How I “Glue” All My Vocals Together
Apr 09, 2026If you’ve ever listened to a vocal mix and thought, “It sounds good… but something’s missing,” I know exactly what you mean.
You might have great EQ. You might have compression. The vocals might even sound clean and separated—but they don’t feel like they belong together. That “missing glue” feeling is usually what happens when we mix by focusing on separation, instead of focusing on making everything sit together.
In this video, I break down three simple ways I glue my lead vocals + BGVs so the whole vocal section sounds like one unified moment.
👉 Watch the full video on YouTube here: https://youtu.be/5biBTr2TYbM
(Seriously—watching is the fastest way to understand what I mean by “glue.”)
The 3 Things I Use to Glue Vocals Together
1) Put a compressor on the VOCAL bus (bus-style “melt it together” glue)
This is my go-to “make it feel like one group” move.
Why it works:
A bus compressor brings stability to the vocal group and helps the louder parts down, so the whole section “melds” instead of feeling like separate tracks.
What I aim for (simple starting point):
- A VCA-style bus compressor
- Gentle settings (I’m often around 2:1)
- About 4 dB of gain reduction
- A slow attack + fast release approach (so it glues without choking the life out of the vocals)
✅ When you turn it on, you’ll usually hear the vocals suddenly feel like they’re sitting together—especially the transition between lead and BGVs.
2) Add a tape-style saturation / tape machine (rounds + tamps harsh edges)
If your vocals feel a little sharp or pokey, tape-style saturation is a super practical solution.
Why it works:
When the signal hits tape/saturation, you get natural compression and harmonic distortion (in a musically pleasing way). That combo often gives vocals that “rounded together” sound.
My simple rule:
- Dial it in until it gives you that smooth glue…
- …but back off before it starts getting obviously distorted (you want the glue, not the fuzz)
In the video, I explain how I dial this in and why it works especially well when you need vocals to sound smoother and more controlled.
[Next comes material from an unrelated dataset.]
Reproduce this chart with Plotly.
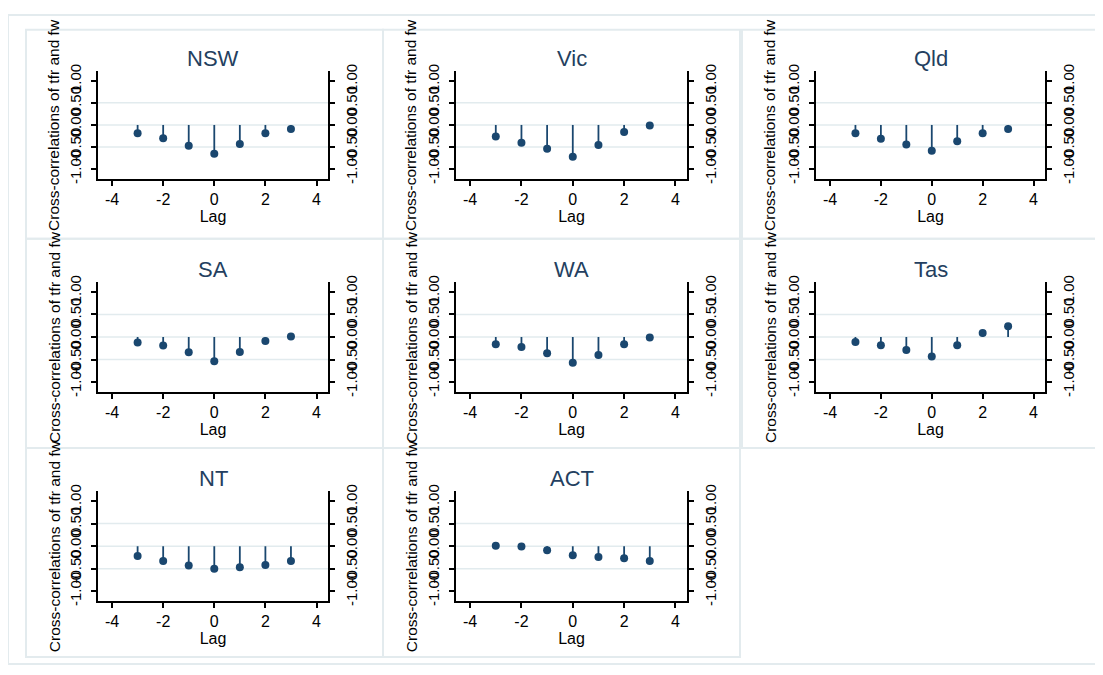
import plotly.graph_objects as go

# ---------------- data ----------------
lags = [-3, -2, -1, 0, 1, 2, 3]
states = ["NSW", "Vic", "Qld", "SA", "WA", "Tas", "NT", "ACT"]
nsw = [-0.19, -0.30, -0.47, -0.65, -0.43, -0.19, -0.09]
vic = [-0.26, -0.40, -0.54, -0.72, -0.45, -0.16, -0.01]
qld = [-0.19, -0.31, -0.44, -0.58, -0.37, -0.19, -0.09]
sa = [-0.12, -0.19, -0.34, -0.54, -0.33, -0.09, 0.01]
wa = [-0.16, -0.22, -0.36, -0.57, -0.40, -0.16, -0.01]
tas = [-0.11, -0.18, -0.29, -0.43, -0.18, 0.09, 0.24]
nt = [-0.22, -0.33, -0.43, -0.50, -0.47, -0.42, -0.33]
act = [0.01, -0.01, -0.09, -0.20, -0.24, -0.27, -0.33]
series = [nsw, vic, qld, sa, wa, tas, nt, act]

y_ticks = [-1.0, -0.5, 0.0, 0.5, 1.0]
y_tick_labels = ["-1.00", "-0.50", "0.00", "0.50", "1.00"]
x_ticks = [-4, -2, 0, 2, 4]
x_tick_labels = ["-4", "-2", "0", "2", "4"]
grid_vals = [-0.5, 0.0, 0.5]
y_title = "Cross-correlations of tfr and fw"
x_title = "Lag"

# ---------------- geometry (page pixels) ----------------
OFF = 8                      # default page body margin
W, H = 1103 - 2 * OFF, 675 - 2 * OFF
col_plot = [(98, 328), (456, 687), (816, 1045)]
row_plot = [(65, 175), (280, 392), (493, 605)]
col_box = [(26, 383), (383, 740), (742, 1098)]
row_box = [(23, 236), (236, 449), (449, 662)]

def px(x):
    return (x - OFF) / W

def py(y):
    return 1 - (y - OFF) / H

MARK = "#1a476f"
FONT = "Arial, Liberation Sans, sans-serif"
GRID = "#e2ebee"
BOX = "#e3ebee"

fig = go.Figure()
shapes = []
annotations = []
layout = {}

# outer frame
shapes.append(dict(type="rect", xref="paper", yref="paper",
                   x0=px(8), x1=px(1100), y0=py(669), y1=py(8),
                   line=dict(color=BOX, width=2), layer="below"))

for i, (name, vals) in enumerate(zip(states, series)):
    r, c = divmod(i, 3)
    k = i + 1
    k2 = i + 9
    xa = "x" if k == 1 else f"x{k}"
    ya = "y" if k == 1 else f"y{k}"
    ya2 = f"y{k2}"

    # panel box
    shapes.append(dict(type="rect", xref="paper", yref="paper",
                       x0=px(col_box[c][0]), x1=px(col_box[c][1]),
                       y0=py(row_box[r][1]), y1=py(row_box[r][0]),
                       line=dict(color=BOX, width=2), layer="below"))
    # grid lines
    for g in grid_vals:
        shapes.append(dict(type="line", xref=f"{xa} domain", yref=ya,
                           x0=0, x1=1, y0=g, y1=g,
                           line=dict(color=GRID, width=1.5), layer="below"))

    # stems
    sx, sy = [], []
    for l, v in zip(lags, vals):
        sx += [l, l, None]
        sy += [0, v, None]
    fig.add_trace(go.Scatter(x=sx, y=sy, mode="lines", xaxis=xa, yaxis=ya,
                             line=dict(color=MARK, width=1.8),
                             hoverinfo="skip", showlegend=False))
    fig.add_trace(go.Scatter(x=lags, y=vals, mode="markers", xaxis=xa, yaxis=ya,
                             marker=dict(color=MARK, size=8, symbol="circle"),
                             showlegend=False, name=name))
    fig.add_trace(go.Scatter(x=lags, y=vals, mode="markers", xaxis=xa, yaxis=ya2,
                             marker=dict(opacity=0), hoverinfo="skip",
                             showlegend=False))

    x0, x1 = col_plot[c]
    y0, y1 = row_plot[r]
    layout[f"xaxis{k}"] = dict(
        domain=[px(x0), px(x1)], anchor=ya, range=[-4.55, 4.45],
        tickvals=x_ticks, ticktext=x_tick_labels,
        ticks="outside", ticklen=5, tickwidth=1.5,
        tickcolor="black", showline=True, linecolor="black", linewidth=1.8,
        showgrid=False, zeroline=False,
        tickfont=dict(family=FONT, size=16, color="black"),
        title=dict(text=x_title, font=dict(family=FONT, size=16, color="black"),
                   standoff=0),
    )
    yax = dict(
        domain=[py(y1), py(y0)], anchor=xa, range=[-1.22, 1.22],
        tickvals=y_ticks, ticktext=y_tick_labels, tickangle=-90,
        ticks="outside", ticklen=5, tickwidth=1.5, tickcolor="black",
        showline=True, linecolor="black", linewidth=1.8,
        showgrid=False, zeroline=False, ticklabelstandoff=4,
        tickfont=dict(family=FONT, size=15, color="black"),
    )
    layout[f"yaxis{k}"] = yax
    yax2 = dict(yax)
    yax2.pop("domain")
    yax2.update(overlaying=ya, side="right", anchor=xa)
    layout[f"yaxis{k2}"] = yax2

    # panel title
    annotations.append(dict(text=name, xref="paper", yref="paper",
                            x=px((x0 + x1) / 2), y=py(y0 - 13),
                            xanchor="center", yanchor="middle", showarrow=False,
                            font=dict(family=FONT, size=22, color="#243f60")))
    # y axis title
    annotations.append(dict(text=y_title, xref="paper", yref="paper",
                            x=px(col_box[c][0] + 28), y=py((y0 + y1) / 2),
                            xanchor="center", yanchor="middle", showarrow=False,
                            textangle=-90,
                            font=dict(family=FONT, size=15.5, color="black")))

fig.update_layout(
    width=W, height=H, margin=dict(l=0, r=0, t=0, b=0),
    paper_bgcolor="white", plot_bgcolor="white",
    shapes=shapes, annotations=annotations, showlegend=False,
    **layout,
)

fig.write_html("out.html", config={"displayModeBar": False})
3) Use an impulse response (put your vocals in the same “space,” not just the same reverb)
This one is sneaky-good.
Instead of adding random reverb, I use an impulse response to create the feeling that the vocals are in the same acoustic “room,” even if they were recorded differently.
Why it works:
Impulse responses help make the group feel like it exists in one shared space—so the vocals stop sounding like they were mixed as separate events.
Quick starting point for the mix knob:
- I typically land somewhere in the 20%–40% range when I’m using it specifically as vocal glue
If you push it too hard, it’ll feel like “more reverb.” If you keep it tasteful, it feels like “everything got closer.”